__The exercise__: Starting at the line that contains "What matplotlib code" and stopping after the line that contains "2822, 3094, 2971]", copy the lines exactly. Pictures are left out.

Items from a dataset:
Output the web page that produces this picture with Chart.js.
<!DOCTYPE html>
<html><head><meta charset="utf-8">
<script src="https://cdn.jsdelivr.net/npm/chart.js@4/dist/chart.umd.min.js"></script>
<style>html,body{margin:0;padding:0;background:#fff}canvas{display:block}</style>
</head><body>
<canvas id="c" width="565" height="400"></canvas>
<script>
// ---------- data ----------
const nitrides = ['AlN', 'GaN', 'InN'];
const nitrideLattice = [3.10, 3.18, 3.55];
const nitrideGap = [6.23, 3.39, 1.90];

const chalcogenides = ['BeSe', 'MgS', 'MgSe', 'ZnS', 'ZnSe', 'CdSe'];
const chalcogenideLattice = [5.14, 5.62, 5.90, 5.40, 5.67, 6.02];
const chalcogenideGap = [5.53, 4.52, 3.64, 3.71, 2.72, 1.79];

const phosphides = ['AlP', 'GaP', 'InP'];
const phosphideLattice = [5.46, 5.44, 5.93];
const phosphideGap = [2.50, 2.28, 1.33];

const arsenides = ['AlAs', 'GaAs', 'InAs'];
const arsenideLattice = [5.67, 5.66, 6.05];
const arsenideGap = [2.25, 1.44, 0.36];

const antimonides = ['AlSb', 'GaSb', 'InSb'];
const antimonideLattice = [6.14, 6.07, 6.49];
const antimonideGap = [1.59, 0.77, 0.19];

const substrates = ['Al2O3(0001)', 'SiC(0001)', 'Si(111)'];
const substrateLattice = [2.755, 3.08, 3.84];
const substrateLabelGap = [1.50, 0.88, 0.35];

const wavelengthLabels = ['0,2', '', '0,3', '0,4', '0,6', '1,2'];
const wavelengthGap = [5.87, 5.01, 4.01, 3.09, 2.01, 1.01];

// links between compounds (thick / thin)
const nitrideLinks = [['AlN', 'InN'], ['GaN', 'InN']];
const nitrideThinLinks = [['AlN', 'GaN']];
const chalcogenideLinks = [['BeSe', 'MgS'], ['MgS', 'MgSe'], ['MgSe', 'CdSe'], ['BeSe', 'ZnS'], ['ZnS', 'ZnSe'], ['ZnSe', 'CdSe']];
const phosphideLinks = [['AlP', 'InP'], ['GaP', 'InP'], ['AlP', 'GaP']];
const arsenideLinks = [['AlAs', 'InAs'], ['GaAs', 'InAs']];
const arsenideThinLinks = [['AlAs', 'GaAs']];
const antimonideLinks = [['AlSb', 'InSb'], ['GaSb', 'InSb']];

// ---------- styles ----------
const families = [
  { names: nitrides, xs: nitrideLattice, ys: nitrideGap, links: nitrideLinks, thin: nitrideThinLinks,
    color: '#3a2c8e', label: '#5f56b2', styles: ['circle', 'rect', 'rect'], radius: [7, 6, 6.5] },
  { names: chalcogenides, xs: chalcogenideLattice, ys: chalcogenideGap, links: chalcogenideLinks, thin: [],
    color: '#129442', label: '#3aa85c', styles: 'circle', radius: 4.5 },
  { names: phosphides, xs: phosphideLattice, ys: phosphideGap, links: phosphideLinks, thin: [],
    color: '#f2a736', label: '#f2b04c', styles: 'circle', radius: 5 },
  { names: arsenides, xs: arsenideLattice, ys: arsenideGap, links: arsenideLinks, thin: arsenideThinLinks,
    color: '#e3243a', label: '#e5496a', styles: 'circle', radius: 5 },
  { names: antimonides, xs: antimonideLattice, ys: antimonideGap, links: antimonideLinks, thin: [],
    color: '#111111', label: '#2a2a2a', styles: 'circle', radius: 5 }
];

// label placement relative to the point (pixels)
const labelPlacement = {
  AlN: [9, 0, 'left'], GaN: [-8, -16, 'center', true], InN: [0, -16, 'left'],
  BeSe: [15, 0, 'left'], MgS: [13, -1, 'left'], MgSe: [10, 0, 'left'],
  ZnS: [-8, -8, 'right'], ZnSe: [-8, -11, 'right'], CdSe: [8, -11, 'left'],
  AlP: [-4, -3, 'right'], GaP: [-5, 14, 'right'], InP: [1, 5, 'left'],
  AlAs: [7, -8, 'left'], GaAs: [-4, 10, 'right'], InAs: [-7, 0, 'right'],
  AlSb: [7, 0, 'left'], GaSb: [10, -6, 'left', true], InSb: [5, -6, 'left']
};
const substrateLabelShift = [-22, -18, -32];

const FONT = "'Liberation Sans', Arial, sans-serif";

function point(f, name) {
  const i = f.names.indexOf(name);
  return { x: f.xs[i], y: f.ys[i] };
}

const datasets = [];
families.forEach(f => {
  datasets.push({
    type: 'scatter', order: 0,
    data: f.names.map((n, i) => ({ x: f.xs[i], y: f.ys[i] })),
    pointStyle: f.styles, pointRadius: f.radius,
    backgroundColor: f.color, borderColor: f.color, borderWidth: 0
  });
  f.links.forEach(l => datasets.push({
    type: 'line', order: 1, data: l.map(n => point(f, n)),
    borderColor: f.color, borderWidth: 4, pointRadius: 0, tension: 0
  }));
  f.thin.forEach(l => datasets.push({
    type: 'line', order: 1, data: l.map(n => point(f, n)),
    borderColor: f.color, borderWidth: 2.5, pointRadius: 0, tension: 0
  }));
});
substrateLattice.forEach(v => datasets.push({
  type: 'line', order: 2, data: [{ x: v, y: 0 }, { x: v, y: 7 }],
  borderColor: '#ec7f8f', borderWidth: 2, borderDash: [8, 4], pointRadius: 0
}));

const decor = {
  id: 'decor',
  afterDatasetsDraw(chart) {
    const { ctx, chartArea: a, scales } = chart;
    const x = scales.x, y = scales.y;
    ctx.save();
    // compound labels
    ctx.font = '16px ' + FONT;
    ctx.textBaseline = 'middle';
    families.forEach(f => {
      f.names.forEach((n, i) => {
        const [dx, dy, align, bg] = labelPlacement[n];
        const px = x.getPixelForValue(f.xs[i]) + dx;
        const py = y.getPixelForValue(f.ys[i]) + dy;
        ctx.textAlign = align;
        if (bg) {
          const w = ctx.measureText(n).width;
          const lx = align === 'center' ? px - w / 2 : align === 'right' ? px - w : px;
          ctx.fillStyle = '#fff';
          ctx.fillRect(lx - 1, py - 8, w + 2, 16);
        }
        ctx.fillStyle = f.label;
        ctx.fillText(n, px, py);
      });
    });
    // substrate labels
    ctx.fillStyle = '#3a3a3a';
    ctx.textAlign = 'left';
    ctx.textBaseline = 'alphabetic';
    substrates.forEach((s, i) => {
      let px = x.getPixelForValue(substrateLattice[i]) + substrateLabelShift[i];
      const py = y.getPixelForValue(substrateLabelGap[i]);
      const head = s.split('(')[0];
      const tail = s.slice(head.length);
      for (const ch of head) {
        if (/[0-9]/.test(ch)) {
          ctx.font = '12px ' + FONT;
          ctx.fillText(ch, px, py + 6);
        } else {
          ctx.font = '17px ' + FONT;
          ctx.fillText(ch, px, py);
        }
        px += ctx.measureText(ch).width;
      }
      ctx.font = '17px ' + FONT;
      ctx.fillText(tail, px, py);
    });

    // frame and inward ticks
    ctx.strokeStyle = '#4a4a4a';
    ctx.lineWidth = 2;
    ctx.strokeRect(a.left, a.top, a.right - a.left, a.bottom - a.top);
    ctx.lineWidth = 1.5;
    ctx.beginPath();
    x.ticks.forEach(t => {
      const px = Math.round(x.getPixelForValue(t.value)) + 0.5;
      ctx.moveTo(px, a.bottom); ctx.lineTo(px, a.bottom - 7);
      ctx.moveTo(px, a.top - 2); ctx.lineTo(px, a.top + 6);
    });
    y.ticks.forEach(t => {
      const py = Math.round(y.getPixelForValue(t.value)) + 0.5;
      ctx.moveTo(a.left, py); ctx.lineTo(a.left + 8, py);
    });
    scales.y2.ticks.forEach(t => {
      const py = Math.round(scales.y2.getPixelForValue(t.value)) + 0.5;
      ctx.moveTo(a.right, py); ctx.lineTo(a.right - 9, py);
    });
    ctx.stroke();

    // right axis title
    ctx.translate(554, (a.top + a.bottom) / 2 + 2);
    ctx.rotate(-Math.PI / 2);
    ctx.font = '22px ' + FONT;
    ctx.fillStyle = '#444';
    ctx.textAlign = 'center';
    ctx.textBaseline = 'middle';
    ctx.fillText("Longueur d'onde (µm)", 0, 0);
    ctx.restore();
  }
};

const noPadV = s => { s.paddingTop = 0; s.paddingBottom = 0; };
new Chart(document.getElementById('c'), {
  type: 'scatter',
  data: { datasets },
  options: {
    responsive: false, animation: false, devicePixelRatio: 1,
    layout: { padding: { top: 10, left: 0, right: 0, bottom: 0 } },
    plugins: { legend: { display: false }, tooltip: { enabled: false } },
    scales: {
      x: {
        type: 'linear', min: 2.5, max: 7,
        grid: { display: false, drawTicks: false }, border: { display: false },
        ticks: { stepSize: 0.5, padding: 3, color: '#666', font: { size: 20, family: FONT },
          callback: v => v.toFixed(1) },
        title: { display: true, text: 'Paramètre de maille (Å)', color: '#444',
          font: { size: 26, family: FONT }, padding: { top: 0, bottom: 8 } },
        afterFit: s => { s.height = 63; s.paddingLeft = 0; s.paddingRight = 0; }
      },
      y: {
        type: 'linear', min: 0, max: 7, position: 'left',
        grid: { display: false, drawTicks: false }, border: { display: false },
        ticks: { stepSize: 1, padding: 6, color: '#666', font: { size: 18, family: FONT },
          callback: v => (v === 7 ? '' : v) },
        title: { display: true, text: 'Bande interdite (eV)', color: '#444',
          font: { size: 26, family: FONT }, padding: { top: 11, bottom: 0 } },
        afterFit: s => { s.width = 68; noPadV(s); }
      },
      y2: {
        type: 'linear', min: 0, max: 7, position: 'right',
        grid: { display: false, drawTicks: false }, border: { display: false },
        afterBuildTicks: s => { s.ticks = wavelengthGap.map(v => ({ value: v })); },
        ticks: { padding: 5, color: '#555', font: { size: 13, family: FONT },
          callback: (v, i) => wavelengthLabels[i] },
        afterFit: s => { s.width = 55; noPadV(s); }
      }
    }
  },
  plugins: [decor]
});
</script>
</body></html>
...
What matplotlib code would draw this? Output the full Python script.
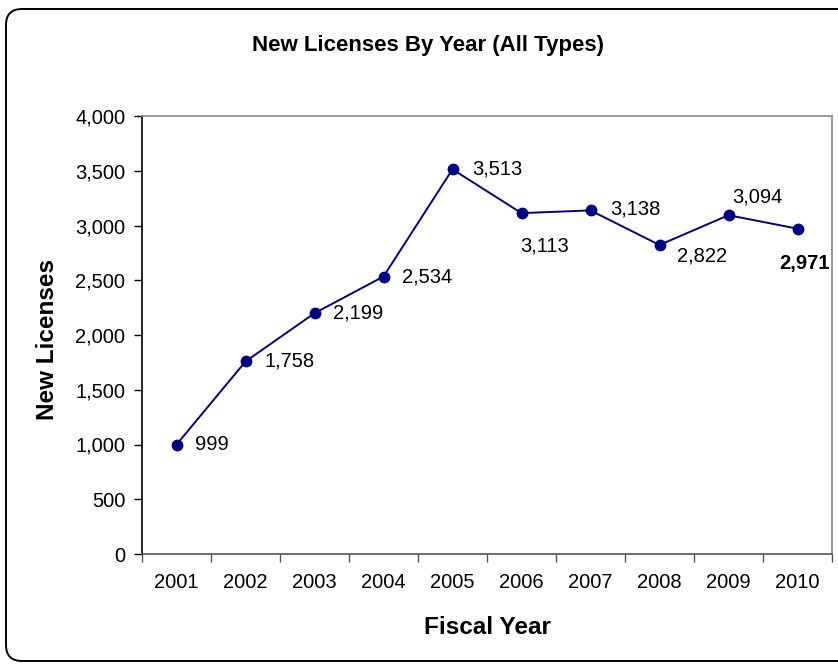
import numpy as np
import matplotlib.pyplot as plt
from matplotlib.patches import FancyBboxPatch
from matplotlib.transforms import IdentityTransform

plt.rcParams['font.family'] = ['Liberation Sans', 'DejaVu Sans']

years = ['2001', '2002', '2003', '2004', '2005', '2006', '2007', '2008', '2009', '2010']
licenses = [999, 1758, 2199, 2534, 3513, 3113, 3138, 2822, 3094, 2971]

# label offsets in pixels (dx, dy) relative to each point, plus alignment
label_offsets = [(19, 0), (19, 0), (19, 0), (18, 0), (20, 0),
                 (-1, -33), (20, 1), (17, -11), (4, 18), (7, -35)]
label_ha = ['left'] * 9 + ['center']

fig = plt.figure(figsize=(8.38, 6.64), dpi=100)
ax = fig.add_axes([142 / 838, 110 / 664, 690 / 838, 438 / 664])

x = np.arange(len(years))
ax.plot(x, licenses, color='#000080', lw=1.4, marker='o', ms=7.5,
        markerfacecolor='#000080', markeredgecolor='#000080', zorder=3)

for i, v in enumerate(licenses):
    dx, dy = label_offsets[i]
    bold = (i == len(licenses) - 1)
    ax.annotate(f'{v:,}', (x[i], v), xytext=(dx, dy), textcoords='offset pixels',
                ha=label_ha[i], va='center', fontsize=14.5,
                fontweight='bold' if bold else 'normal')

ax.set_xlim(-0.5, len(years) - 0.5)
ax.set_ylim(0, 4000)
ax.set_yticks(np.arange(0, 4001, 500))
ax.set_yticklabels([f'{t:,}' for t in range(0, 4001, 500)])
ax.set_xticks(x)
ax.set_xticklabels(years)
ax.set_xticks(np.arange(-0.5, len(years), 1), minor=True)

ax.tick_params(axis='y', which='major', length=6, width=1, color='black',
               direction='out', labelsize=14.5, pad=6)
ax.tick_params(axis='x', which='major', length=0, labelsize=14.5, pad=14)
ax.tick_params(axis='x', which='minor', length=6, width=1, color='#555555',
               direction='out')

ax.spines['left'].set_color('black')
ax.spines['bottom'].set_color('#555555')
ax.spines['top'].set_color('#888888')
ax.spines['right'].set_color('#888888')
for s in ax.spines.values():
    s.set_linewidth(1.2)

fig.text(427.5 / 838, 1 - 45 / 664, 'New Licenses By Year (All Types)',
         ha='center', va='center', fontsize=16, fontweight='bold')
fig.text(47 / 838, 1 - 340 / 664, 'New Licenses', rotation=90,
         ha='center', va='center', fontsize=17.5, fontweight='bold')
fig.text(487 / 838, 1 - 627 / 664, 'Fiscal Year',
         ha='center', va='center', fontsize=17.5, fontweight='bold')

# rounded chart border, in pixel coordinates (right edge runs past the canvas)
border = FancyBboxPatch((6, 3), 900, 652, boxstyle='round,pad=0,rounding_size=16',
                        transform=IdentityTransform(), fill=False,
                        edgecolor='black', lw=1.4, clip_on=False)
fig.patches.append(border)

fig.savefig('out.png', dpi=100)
...
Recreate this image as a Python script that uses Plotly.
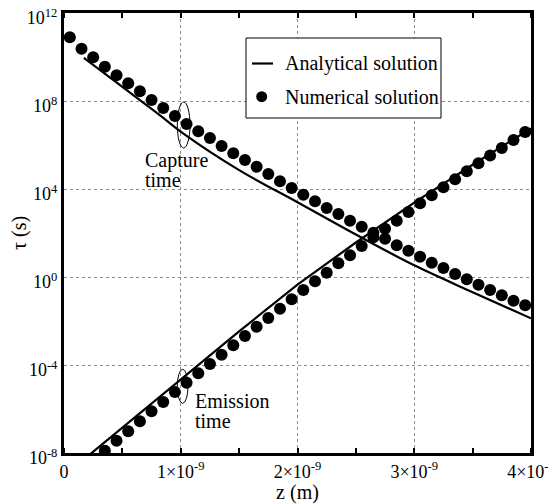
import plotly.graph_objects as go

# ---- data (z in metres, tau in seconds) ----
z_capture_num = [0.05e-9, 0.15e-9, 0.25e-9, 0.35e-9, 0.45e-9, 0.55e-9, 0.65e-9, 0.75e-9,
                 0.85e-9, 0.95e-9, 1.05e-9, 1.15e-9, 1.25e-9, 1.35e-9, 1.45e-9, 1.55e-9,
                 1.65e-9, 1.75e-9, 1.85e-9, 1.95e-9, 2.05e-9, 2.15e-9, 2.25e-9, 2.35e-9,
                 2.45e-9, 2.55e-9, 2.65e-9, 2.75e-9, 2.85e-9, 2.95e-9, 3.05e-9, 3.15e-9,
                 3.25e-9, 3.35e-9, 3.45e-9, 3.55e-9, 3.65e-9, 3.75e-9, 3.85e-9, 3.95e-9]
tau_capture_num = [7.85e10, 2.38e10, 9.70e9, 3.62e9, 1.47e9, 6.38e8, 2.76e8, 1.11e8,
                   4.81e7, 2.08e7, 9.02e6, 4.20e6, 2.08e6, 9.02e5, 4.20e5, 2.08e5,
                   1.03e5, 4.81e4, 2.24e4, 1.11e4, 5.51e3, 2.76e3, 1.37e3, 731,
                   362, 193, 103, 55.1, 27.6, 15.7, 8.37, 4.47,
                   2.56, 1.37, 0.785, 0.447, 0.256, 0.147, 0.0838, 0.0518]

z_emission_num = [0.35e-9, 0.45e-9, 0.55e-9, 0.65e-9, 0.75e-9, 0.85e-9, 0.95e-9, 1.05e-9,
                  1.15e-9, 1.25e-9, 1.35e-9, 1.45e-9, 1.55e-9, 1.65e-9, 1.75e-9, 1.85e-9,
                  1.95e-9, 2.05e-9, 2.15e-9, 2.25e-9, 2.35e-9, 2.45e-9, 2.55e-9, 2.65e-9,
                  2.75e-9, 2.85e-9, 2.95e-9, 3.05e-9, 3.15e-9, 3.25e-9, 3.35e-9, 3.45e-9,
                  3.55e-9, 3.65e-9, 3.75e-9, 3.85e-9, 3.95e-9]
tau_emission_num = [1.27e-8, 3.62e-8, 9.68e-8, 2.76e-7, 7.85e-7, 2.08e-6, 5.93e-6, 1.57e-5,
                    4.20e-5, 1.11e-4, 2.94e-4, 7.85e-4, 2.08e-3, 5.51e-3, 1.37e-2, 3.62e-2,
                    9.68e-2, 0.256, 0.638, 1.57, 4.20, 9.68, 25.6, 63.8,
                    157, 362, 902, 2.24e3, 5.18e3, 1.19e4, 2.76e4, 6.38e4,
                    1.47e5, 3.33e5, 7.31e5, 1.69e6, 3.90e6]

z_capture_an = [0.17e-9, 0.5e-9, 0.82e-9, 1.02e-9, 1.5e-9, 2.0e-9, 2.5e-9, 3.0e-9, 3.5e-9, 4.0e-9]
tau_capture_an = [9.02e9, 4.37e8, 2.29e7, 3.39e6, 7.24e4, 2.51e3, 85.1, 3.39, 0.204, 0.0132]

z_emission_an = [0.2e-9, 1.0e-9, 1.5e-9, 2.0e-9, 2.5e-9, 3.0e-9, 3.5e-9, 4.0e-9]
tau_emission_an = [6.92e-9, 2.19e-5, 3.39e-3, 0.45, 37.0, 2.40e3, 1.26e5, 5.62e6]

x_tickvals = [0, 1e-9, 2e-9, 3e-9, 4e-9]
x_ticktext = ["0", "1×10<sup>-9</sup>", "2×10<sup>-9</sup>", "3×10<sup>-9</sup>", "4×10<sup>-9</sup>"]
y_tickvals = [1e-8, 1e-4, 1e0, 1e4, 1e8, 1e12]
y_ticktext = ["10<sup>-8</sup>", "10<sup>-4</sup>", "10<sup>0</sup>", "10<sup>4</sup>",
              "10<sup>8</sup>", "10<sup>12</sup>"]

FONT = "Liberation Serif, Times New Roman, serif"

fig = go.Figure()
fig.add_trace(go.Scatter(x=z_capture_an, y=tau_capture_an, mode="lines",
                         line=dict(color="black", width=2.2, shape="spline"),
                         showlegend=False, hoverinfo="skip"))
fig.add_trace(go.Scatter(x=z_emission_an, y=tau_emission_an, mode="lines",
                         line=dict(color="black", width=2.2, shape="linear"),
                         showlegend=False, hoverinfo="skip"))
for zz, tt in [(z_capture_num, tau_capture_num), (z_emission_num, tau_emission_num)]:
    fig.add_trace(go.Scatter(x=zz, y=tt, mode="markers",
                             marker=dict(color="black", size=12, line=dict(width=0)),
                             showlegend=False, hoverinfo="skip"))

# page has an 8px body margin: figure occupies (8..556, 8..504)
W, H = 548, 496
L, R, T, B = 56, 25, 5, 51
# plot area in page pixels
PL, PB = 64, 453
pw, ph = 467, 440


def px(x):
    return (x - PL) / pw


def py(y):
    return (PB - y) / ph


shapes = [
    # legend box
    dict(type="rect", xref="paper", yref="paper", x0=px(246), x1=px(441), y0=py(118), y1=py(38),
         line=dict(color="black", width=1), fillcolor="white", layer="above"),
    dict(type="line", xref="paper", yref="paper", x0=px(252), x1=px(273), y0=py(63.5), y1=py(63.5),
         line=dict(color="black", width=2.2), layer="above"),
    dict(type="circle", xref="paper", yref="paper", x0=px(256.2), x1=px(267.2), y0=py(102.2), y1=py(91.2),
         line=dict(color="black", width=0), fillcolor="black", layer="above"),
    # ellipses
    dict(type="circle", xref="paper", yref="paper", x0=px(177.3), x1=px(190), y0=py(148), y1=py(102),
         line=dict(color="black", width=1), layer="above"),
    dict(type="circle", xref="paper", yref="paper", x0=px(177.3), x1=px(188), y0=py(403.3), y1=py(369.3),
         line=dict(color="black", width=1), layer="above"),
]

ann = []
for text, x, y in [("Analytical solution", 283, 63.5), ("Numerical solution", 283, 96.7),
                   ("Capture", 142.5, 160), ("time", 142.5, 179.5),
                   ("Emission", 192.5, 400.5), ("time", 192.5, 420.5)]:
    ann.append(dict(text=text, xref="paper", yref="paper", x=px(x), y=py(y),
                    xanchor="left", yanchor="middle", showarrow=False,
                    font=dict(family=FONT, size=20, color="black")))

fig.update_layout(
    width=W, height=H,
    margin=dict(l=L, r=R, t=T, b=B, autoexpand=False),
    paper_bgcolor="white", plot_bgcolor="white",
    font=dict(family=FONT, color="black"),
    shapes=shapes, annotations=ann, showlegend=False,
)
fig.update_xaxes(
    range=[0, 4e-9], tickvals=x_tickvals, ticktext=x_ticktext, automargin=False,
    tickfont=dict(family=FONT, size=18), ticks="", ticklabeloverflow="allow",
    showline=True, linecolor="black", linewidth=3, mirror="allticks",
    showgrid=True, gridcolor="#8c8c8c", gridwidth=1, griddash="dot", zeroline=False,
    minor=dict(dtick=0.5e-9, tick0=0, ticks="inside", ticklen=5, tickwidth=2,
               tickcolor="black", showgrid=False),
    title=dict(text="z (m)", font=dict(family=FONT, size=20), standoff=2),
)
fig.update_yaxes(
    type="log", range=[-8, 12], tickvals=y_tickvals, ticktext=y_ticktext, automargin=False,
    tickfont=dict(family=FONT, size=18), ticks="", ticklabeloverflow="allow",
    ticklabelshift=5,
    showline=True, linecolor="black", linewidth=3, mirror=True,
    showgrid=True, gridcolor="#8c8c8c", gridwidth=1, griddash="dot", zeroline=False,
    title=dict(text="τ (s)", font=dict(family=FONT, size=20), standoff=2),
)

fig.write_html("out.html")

__Answer for this exercise__:
What matplotlib code would draw this? Output the full Python script.
import numpy as np
import matplotlib.pyplot as plt
from matplotlib.patches import FancyBboxPatch
from matplotlib.transforms import IdentityTransform

plt.rcParams['font.family'] = ['Liberation Sans', 'DejaVu Sans']

years = ['2001', '2002', '2003', '2004', '2005', '2006', '2007', '2008', '2009', '2010']
licenses = [999, 1758, 2199, 2534, 3513, 3113, 3138, 2822, 3094, 2971]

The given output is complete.